EMSAL KARAR MI AL SANA EMSAL KARAR
İşten İSTİFA BASKISI ile atılanlar ilerde lazım olacak bol bol belge ve delil toplayın: SİZE BASKI YAPILARAK ETTİRİLEN İSTİFALARIN HİÇBİR HÜKMÜ KALMAYACAK BİR GÜN.
Örnek kararlar var ;
Yargıtay, 5 yılı süre çalışıp da Kıdemi bulunan ve işçi alacakları ödenmemiş işçinin haklarından vaz geçerek istifa ederek işi kendiliğinden bırakmasını hayatın olağan akışına aykırı buldu.
Yargıtay 7. Hukuk Dairesinin 22.09.2016 tarihli 2015/4910 esas; 2016/14695 sayılı kararda;
Davacı, “davalı iş yerinde çalışırken iş akdinin işveren tarafından haksız olarak feshedildiğinden bahisle kıdem ve ihbar tazminatı ile bazı işçilik alacaklarının hüküm altına alınmasını talep etmiştir”.
Davalı işveren, “Davacının ( çalışanın ) ailevi nedenlerden dolayı istifa ettiğini, kıdem ve ihbar tazminatı talep etmediğini, dava açıldıktan sonra davacının banka hesabına ………. TL yatırılarak tüm alacaklarının ödendiğini, hiçbir alacağının olmadığını savunarak davanın reddini talep etmiştir”.

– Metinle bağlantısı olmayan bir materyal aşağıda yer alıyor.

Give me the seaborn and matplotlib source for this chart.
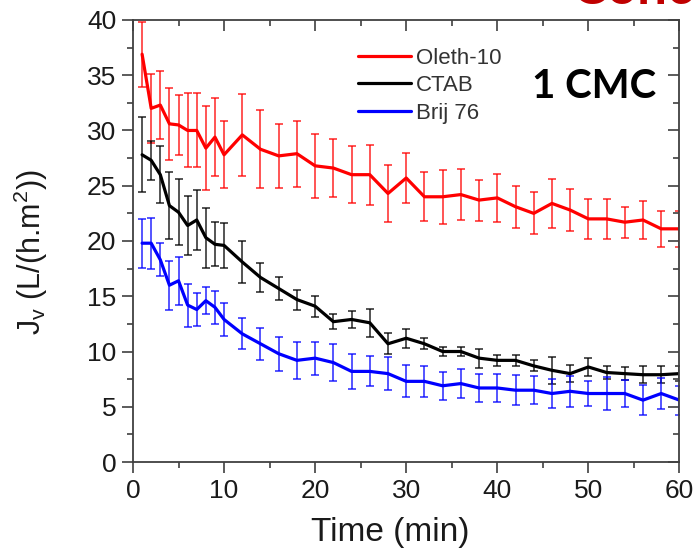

Davada, İŞ AKDİNİN KİM TARAFINDAN FESHEDİLDİĞİ tartışma konusu olmuştur. İşçi, “İŞ AKDİNİN İŞVEREN TARAFINDAN HAKSIZ YERE FESHEDİLDİĞİNİ” ileri sürerken, İşveren ise, “İŞÇİNİN İSTİFA ETTİĞİNİ” ileri sürmüştür.
Mahkeme; “… iş yerinde 5 yılı aşkın kıdemi bulunan ve işçilik alacakları ödenmemiş işçinin haklarından vazgeçerek işi kendiliğinden bırakması HAYATIN OLAĞAN AKIŞINA UYGUN DEĞİDİR” sonucuna varmıştır.
Bu tür örnek karalar çok. Bugün tereyağından kıl çeker gibi İSTİFA ETTİRİLEREK işten çıkaranlar fazla sevinmesin. Mahkeme size soracak 2020 yılında bankanızdan kaç kişi ayrıldı kaç kişi İSTİFA etti. Siz şimdiden ayrılanların %90’nının İSTİFA şeklinde nasıl oluyor da ayrıldığının savunmasını hazırlamaya başlayın bence. Ortada tam bir soytarılar kumpanyası var. Buna Vicdanı olan da seyirci kalamaz DEVLET de. Bankalar istifa ettirerek çıkardıkları personelin maaşını ödeyemeyecek hale gelmiş ise bilelim iş TMSF’ye kadar gider.